In a recent study, Pappadà and Zylberberg (2017a) measure the ability of a government to collect tax revenues using the ratio between the VAT revenues collected by the government and the notional VAT revenues computed on observed consumption. With perfect tax enforcement, there would be full tax compliance and this ratio would be exactly equal to 1 over the business cycle and would not respond to tax reforms.
Tax compliance is sensitive to output fluctuations and tax reforms
As shown in chart 1, this study documents two novel stylized facts:
- VAT compliance increases in expansions and decreases in downturns
- The response of VAT compliance to tax-rate hikes is sizeable and negative
The sensitivity of tax compliance to economic fluctuations and tax reforms varies across countries. While some countries display stable tax compliance, those with a lower capacity to collect taxes are exposed to large fluctuations in tax revenues. These countries sometimes try to compensate for weak enforcement by raising the average tax rate. But this is no guarantee that tax receipts will increase.
Noticeable examples are the several rounds of austerity plans implemented in Greece over the past few years. Pappadà and Zylberberg (2017a) show that VAT compliance dropped by about 7% in Greece after the 20% increase of VAT rates in 2010. The drop in tax compliance accounted for the gap between the actual VAT revenues and the expected VAT revenues. The fluctuations in tax compliance are not specific to the Greek case. The results on a panel of 35 countries show that a 1 percent increase in VAT rates is associated with a fall in tax compliance up to 0.5 percent in countries where the response of tax compliance to tax hikes is large.
Highly sensitive tax compliance increases default risk
Pappadà and Zylberberg (2017b) explore the consequences of the fluctuations in tax compliance on the risk of default on sovereign debt. In this paper, fiscal consolidations affect the capacity to levy taxes in the future - through the negative response of tax compliance - thereby increasing the risk of default. When highly indebted, countries with a weak capacity to raise tax revenues are hanging off a cliff: governments are unable to stray from debt ceilings because tax hikes generate long-run distortions on output, thereby increasing the incentive to default and the cost of servicing debt. As a result, periods of high tax rates, low output, low fiscal surplus and high default risk may be long-lasting.
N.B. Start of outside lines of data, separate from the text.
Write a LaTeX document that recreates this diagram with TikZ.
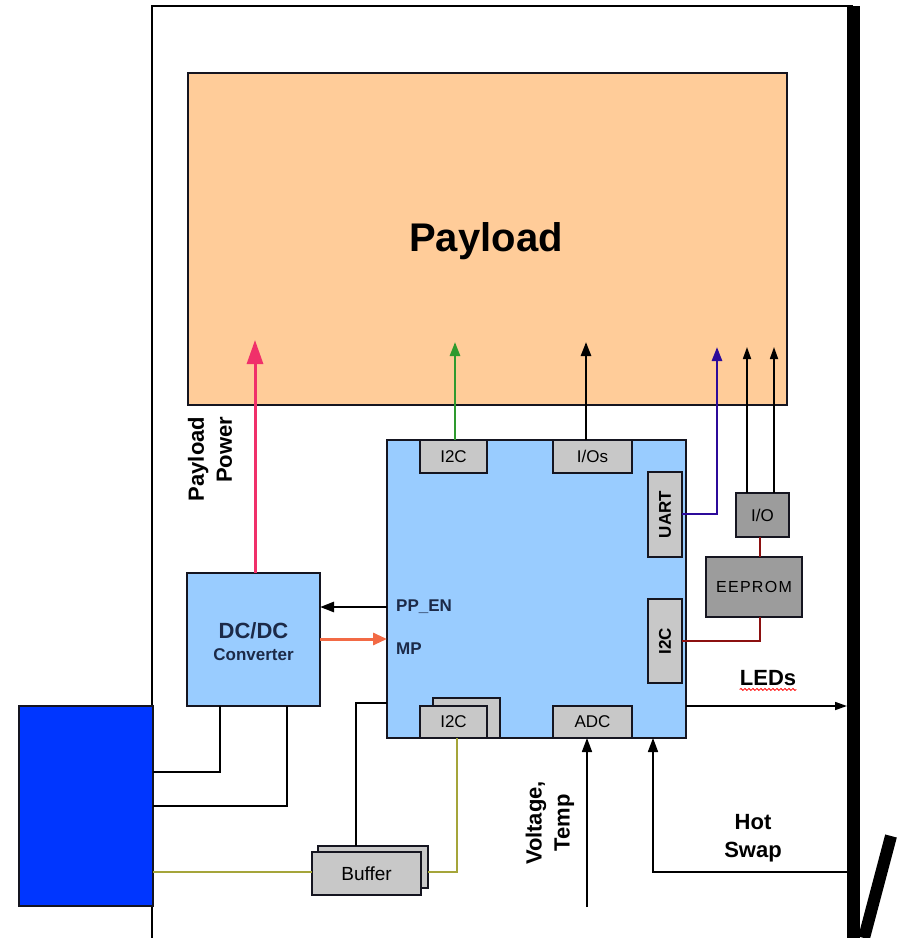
\documentclass[tikz,border=0pt]{standalone}
\usepackage{fontspec}
\usepackage{graphicx}
\setmainfont{Liberation Sans}
\usetikzlibrary{arrows.meta,decorations.pathmorphing}
\definecolor{peach}{HTML}{FFCC99}
\definecolor{ltblue}{HTML}{99CCFF}
\definecolor{subgray}{HTML}{C8C8C8}
\definecolor{dkgray}{HTML}{9C9C9C}
\definecolor{bluebox}{HTML}{0036FF}
\definecolor{navy}{HTML}{1C2A48}
\definecolor{edge}{HTML}{151520}
\definecolor{pinkc}{HTML}{F0306A}
\definecolor{greenc}{HTML}{2E9A2E}
\definecolor{purplec}{HTML}{2C0A9A}
\definecolor{orangec}{HTML}{F26A45}
\definecolor{olivec}{HTML}{A5A53A}
\definecolor{redc}{HTML}{8C1010}
\begin{document}
\begin{tikzpicture}[x=1pt,y=-1pt,
  box/.style={draw=edge,line width=2.6pt,inner sep=0pt,outer sep=0pt},
  bigbox/.style={box,fill=ltblue},
  subbox/.style={box,fill=subgray,font=\fontsize{17}{20}\selectfont},
  subboxb/.style={subbox,font=\fontsize{17}{20}\selectfont\bfseries},
  grbox/.style={box,fill=dkgray,font=\fontsize{17}{20}\selectfont},
  lbl/.style={inner sep=0pt,font=\fontsize{22}{28}\selectfont\bfseries},
  navylbl/.style={inner sep=0pt,text=navy,font=\fontsize{17}{20}\selectfont\bfseries},
  conn/.style={line width=2.6pt},
  thin conn/.style={line width=1.7pt},
  tip/.style={-{Triangle[length=14pt,width=10pt]}},
  smalltip/.style={-{Triangle[length=12pt,width=8pt]}}
]
\useasboundingbox (0,0) rectangle (900,938);
% outer frame
\draw[line width=2.4pt] (152,938) -- (152,6) -- (853,6);
\fill (847,6) rectangle (860,938);
\draw[line width=12pt] (891,836) -- (864,938);

% payload
\node[box,fill=peach,minimum width=599pt,minimum height=332pt] (payload) at (487.5,239) {};
\node[inner sep=0pt,font=\fontsize{40}{44}\selectfont\bfseries] (payloadlbl) at (486,241) {Payload};

% controller
\node[bigbox,minimum width=299pt,minimum height=298pt] (ctrl) at (536.5,589) {};
\node[subbox,minimum width=67pt,minimum height=33pt] (i2ct) at (453.5,456.5) {I2C};
\node[subbox,minimum width=79pt,minimum height=33pt] (ios) at (592.5,456.5) {I/Os};
\node[subboxb,minimum width=34pt,minimum height=85pt] (uart) at (665,514.5) {\rotatebox{90}{UART}};
\node[subboxb,minimum width=34pt,minimum height=84pt] (i2cr) at (665,641) {\rotatebox{90}{I2C}};
\node[subbox,minimum width=67pt,minimum height=40pt] (i2cbk) at (466.5,718) {};
\node[subbox,minimum width=67pt,minimum height=32pt] (i2cb) at (453.5,722) {I2C};
\node[subbox,minimum width=79pt,minimum height=32pt] (adc) at (592.5,722) {ADC};
\node[navylbl,anchor=west] (ppen) at (396,607) {PP\_EN};
\node[navylbl,anchor=west] (mp) at (396,649) {MP};
\coordinate (mpy) at (0,639);

% DC/DC
\node[bigbox,minimum width=133pt,minimum height=133pt] (dcdc) at (253.5,639.5) {};
\node[inner sep=0pt,text=navy,font=\fontsize{22}{24}\selectfont\bfseries] (dcdc1) at (253.5,631) {DC/DC};
\node[inner sep=0pt,text=navy,font=\fontsize{17}{20}\selectfont\bfseries] (dcdc2) at (253.5,655) {Converter};

% right side
\node[grbox,minimum width=53pt,minimum height=44pt] (io) at (762.5,515) {I/O};
\node[grbox,minimum width=96pt,minimum height=60pt,font=\fontsize{16}{20}\selectfont\addfontfeatures{LetterSpace=8}] (eeprom) at (754,587) {EEPROM};

% blue source box
\node[box,fill=bluebox,minimum width=134pt,minimum height=200pt] (src) at (86,806) {};

% buffer
\node[subbox,minimum width=110pt,minimum height=42pt] (bufbk) at (373,867) {};
\node[subbox,minimum width=109pt,minimum height=43pt,font=\fontsize{19}{22}\selectfont] (buf) at (366.5,873.5) {Buffer};

% labels
\node[lbl,rotate=90,align=right] (pplbl) at (210,459) {Payload\\Power};
\node[lbl,rotate=90,align=center] (vtlbl) at (550,823) {Voltage,\\Temp};
\node[lbl,align=center] (hslbl) at (753,838) {Hot\\Swap};
\node[lbl] (leds) at (768,678) {LEDs};
\draw[red,line width=0.8pt,decorate,decoration={snake,amplitude=1pt,segment length=4pt}]
  ([yshift=-4pt]leds.base west) -- ([yshift=-4pt]leds.base east);

% tips
\coordinate (tpow) at (255,340);
\coordinate (ti2c) at (455,342);
\coordinate (tios) at (586,342);
\coordinate (tuart) at (717,347);
\coordinate (tioa) at (747,347);
\coordinate (tiob) at (774,347);
\coordinate (uartc) at (717,514);
\coordinate (eesc) at (760,641);
\coordinate (ledend) at (847,706);
\coordinate (ledy) at (0,706);
\coordinate (vbot) at (587,907);
\coordinate (hsr) at (847,872);
\coordinate (hsl) at (653,872);
\coordinate (c1) at (220,772);
\coordinate (c2) at (287,806);
\coordinate (oliy) at (0,872);
\coordinate (olic) at (457,872);
\coordinate (bufc) at (356,703);

% connectors to payload
\draw[line width=3pt,pinkc,-{Triangle[length=24pt,width=16pt]}] (dcdc.north -| tpow) -- (tpow);
\draw[conn,greenc,tip] (i2ct.north -| ti2c) -- (ti2c);
\draw[conn,tip] (ios.north -| tios) -- (tios);
\draw[conn,purplec,tip] (uart.east |- uartc) -- (uartc) -- (tuart);
\draw[thin conn,smalltip] (io.north -| tioa) -- (tioa);
\draw[thin conn,smalltip] (io.north -| tiob) -- (tiob);

% eeprom links
\draw[conn,redc] (io.south -| eesc) -- (eeprom.north -| eesc);
\draw[conn,redc] (eeprom.south -| eesc) -- (eesc) -- (i2cr.east |- eesc);

% DC/DC links
\draw[conn,tip] (ctrl.west |- ppen) -- (dcdc.east |- ppen);
\draw[line width=3pt,orangec,-{Triangle[length=14pt,width=12pt]}] (dcdc.east |- mpy) -- (ctrl.west |- mpy);
\draw[conn] (dcdc.south -| c1) -- (c1) -- (src.east |- c1);
\draw[conn] (dcdc.south -| c2) -- (c2) -- (src.east |- c2);

% buffer links
\draw[conn,olivec] (src.east |- oliy) -- (buf.west |- oliy);
\draw[conn,olivec] (bufbk.east |- olic) -- (olic) -- (i2cb.south -| olic);
\draw[conn] (bufbk.north -| bufc) -- (bufc) -- (ctrl.west |- bufc);

% bottom/right
\draw[thin conn,smalltip] (ctrl.east |- ledy) -- (ledend);
\draw[thin conn,tip] (vbot) -- (ctrl.south -| vbot);
\draw[thin conn,tip] (hsr) -- (hsl) -- (ctrl.south -| hsl);
\end{tikzpicture}
\end{document}
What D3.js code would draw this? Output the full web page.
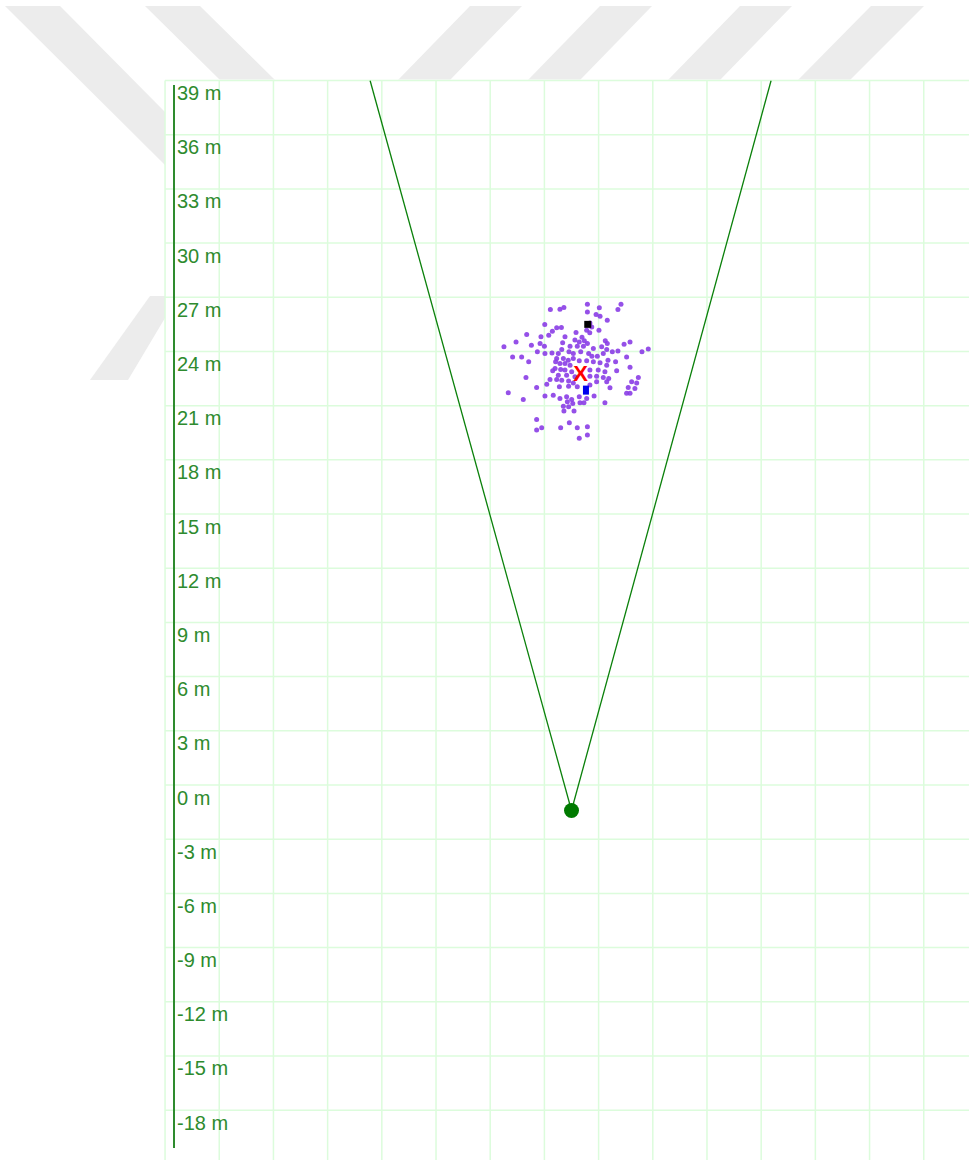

The interaction of the imperfect capacity to collect tax revenues and limited commitment to repay sovereign debt may explain the adoption of pro-cyclical fiscal consolidations, typically based on expenditure cuts in downturns as shown in Ferrara et al. (2017). When looking at fiscal consolidation episodes in OECD countries, we indeed observe that countries with more sensitive tax compliance are also those implementing fiscal consolidation measures more often in downturns than in expansions, as shown in chart 2. Despite the large distortionary effects of raising taxes in economic downturns stemming from imperfect tax compliance, these countries have no other means than adopting austerity measures in downturns in order to raise revenues and avoid the default.